Question

A system of two conductors is placed in air and they have net charges of +80µC and −80µC which causes a potential difference of 16V between them.
1. Find the capacitance of the system.
2. If the air between the capacitor is replaced by a dielectric medium of di electric constant K, what will be the potential difference between the two conductors?
3. If the charges on two conductors are changed to +160µC and −160µC, will the capacitance of the system change? Give reason for your answer.

Hint:

The capacitance of a system is determined by its geometry and the dielectric constant of the medium between the conductors, and it is independent of the amount of charge.

Answer 1

1. Finding the Capacitance: 

The capacitance \( C \) of a system is given by the formula:

\[ C = \frac{Q}{V} \]

Where:

• \( C \) is the capacitance,
• \( Q \) is the charge on each conductor (the charges are equal in magnitude but opposite in sign),
• \( V \) is the potential difference between the conductors.

From the given data:

• \(Q = 80 \, \mu C = 80 \times 10^{-6} \, \text{C}\),
• \( V = 16 \, \text{V} \).

Substituting the values into the formula:

\[ C = \frac{80 \times 10^{-6}}{16} = 5 \times 10^{-6} \, \text{F} = 5 \, \mu F \]

2. Capacitance with Dielectric Medium:

When a dielectric material of dielectric constant \( K \) is placed between the conductors, the capacitance increases by a factor of \( K \). The new capacitance \( C' \) is given by:

\[ C' = K \cdot C \]

Since the initial capacitance is \( C = 5 \, \mu F \), the new capacitance with the dielectric becomes:

\[ C' = K \cdot 5 \, \mu F \]

Now, the potential difference between the conductors will decrease because the capacitance has increased, while the charge remains the same. The new potential difference \( V' \) is given by:

\[ V' = \frac{Q}{C'} \]

Since \( C' = K \cdot C \), we have:

\[ V' = \frac{Q}{K \cdot C} = \frac{V}{K} \]

Therefore, the potential difference decreases by a factor of \( K \). If \( K \) is the dielectric constant of the material, the new potential difference is:

\[ V' = \frac{16}{K} \]

3. Effect of Changing the Charges on the Conductors:

When the charges on the conductors are changed to \( +160 \, \mu C \) and \( -160 \, \mu C \), the charge on each conductor becomes twice the original charge. However, the capacitance of a system depends only on the geometry of the system and the dielectric constant of the medium. The capacitance is independent of the charge on the conductors.

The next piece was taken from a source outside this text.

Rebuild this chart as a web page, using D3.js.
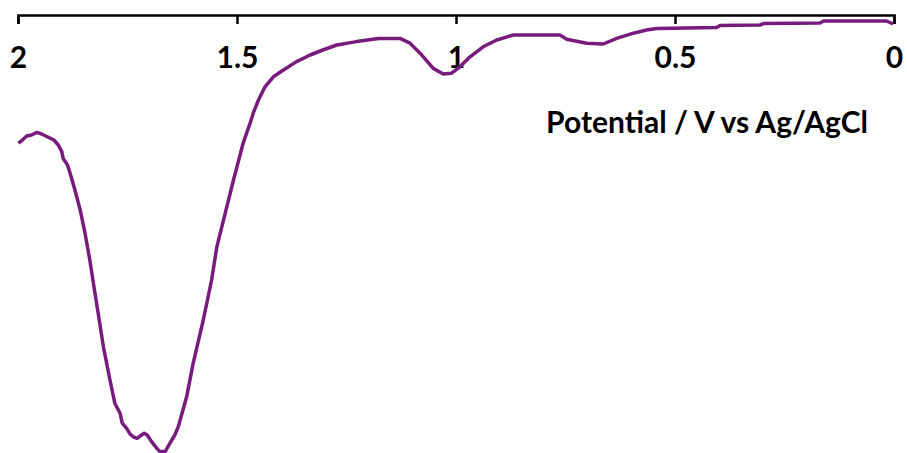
<!DOCTYPE html>
<html>
<head>
<meta charset="utf-8">
<script src="https://cdn.jsdelivr.net/npm/d3@7"></script>
<style>
  body{margin:0;background:#fff;}
  svg text{font-family:Lato, "Open Sans", sans-serif;font-weight:bold;fill:#000;}
</style>
</head>
<body>
<svg id="main"></svg>
<script>
//--------data----------
// potential (V vs Ag/AgCl), scan drawn with 2 V on the left
let potential = [1.999,1.992,1.980,1.969,1.957,1.946,1.931,1.918,1.908,1.900,1.897,1.887,1.881,1.870,1.858,1.847,1.836,1.826,1.817,1.805,1.790,1.779,1.767,1.762,1.752,1.744,1.737,1.728,1.721,1.712,1.705,1.695,1.683,1.676,1.664,1.653,1.642,1.634,1.615,1.600,1.577,1.558,1.546,1.508,1.501,1.486,1.470,1.463,1.451,1.436,1.417,1.394,1.364,1.333,1.304,1.272,1.227,1.177,1.128,1.105,1.082,1.052,1.029,1.010,0.991,0.968,0.938,0.907,0.869,0.763,0.747,0.702,0.664,0.633,0.595,0.565,0.542,0.405,0.397,0.306,0.298,0.169,0.161,0.017,0.002];
// current, arbitrary units (no y axis in the figure)
let current = [-30.8,-30.2,-29.0,-28.75,-28.1,-28.5,-29.3,-30.0,-31.25,-32.9,-34.6,-36.25,-38.3,-42.5,-47.5,-53.3,-60,-67.1,-73.3,-81.7,-90,-95.8,-98.3,-100.8,-102.1,-103.5,-104.2,-104.6,-104.0,-103.3,-103.75,-105.4,-107.1,-107.9,-107.9,-105.8,-103.75,-101.7,-94.2,-85.8,-75,-65,-56.7,-40,-37.1,-30.8,-25.8,-23.3,-20,-16.7,-14.2,-12.5,-10.4,-8.75,-7.5,-6.25,-5.4,-4.6,-4.6,-5.8,-8.3,-12.1,-13.5,-13.3,-11.7,-9.2,-6.7,-5,-3.75,-3.75,-4.8,-5.8,-6,-4.6,-3.3,-2.5,-2.1,-1.9,-1.4,-1.25,-0.9,-0.75,-0.25,-0.25,-1.0];
let xTicks = [2, 1.5, 1, 0.5, 0];
let xTitle = 'Potential / V vs Ag/AgCl';

//--------code----------
let width = 907, height = 453;
let svg = d3.select('#main')
  .attr('width', width)
  .attr('height', height);

let sx = d3.scaleLinear().domain([2, 0]).range([18, 894]);
let sy = d3.scaleLinear().domain([-108, 0]).range([452, 20]);

let ax = d3.axisBottom(sx)
  .tickValues(xTicks)
  .tickFormat(d=>d3.format('')(d))
  .tickSize(9)
  .tickSizeOuter(9);

let gx = svg.append('g')
  .attr('transform', 'translate(0,15)')
  .call(ax);
gx.selectAll('path, line')
  .attr('stroke', '#000')
  .attr('stroke-width', 2.5);
gx.selectAll('text')
  .attr('y', 53)
  .attr('dy', 0)
  .style('font-size', '30px')
  .attr('fill', '#000');

svg.append('text')
  .attr('x', 868)
  .attr('y', 133)
  .attr('text-anchor', 'end')
  .style('font-size', '30px')
  .text(xTitle);

let points = potential.map((v,i)=>[v, current[i]]);
let line = d3.line()
  .x(d=>sx(d[0]))
  .y(d=>sy(d[1]));

svg.append('path')
  .datum(points)
  .attr('d', line)
  .attr('fill', 'none')
  .attr('stroke', '#771c7c')
  .attr('stroke-width', 3.5)
  .attr('stroke-linejoin', 'round');
</script>
</body>
</html>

Therefore, the capacitance of the system remains the same at \( 5 \, \mu F \), and the potential difference will increase due to the increase in charge. The new potential difference \( V' \) can be found by:

\[ V' = \frac{Q'}{C} = \frac{160 \times 10^{-6}}{5 \times 10^{-6}} = 32 \, \text{V} \]

Conclusion:

• The capacitance of the system is \( 5 \, \mu F \).
• If the air between the capacitor is replaced with a dielectric medium of dielectric constant \( K \), the potential difference will decrease to \( \frac{16}{K} \) volts.
• The capacitance will not change if the charges on the conductors are changed, but the potential difference will double when the charge is doubled, making the new potential difference \( 32 \, \text{V} \).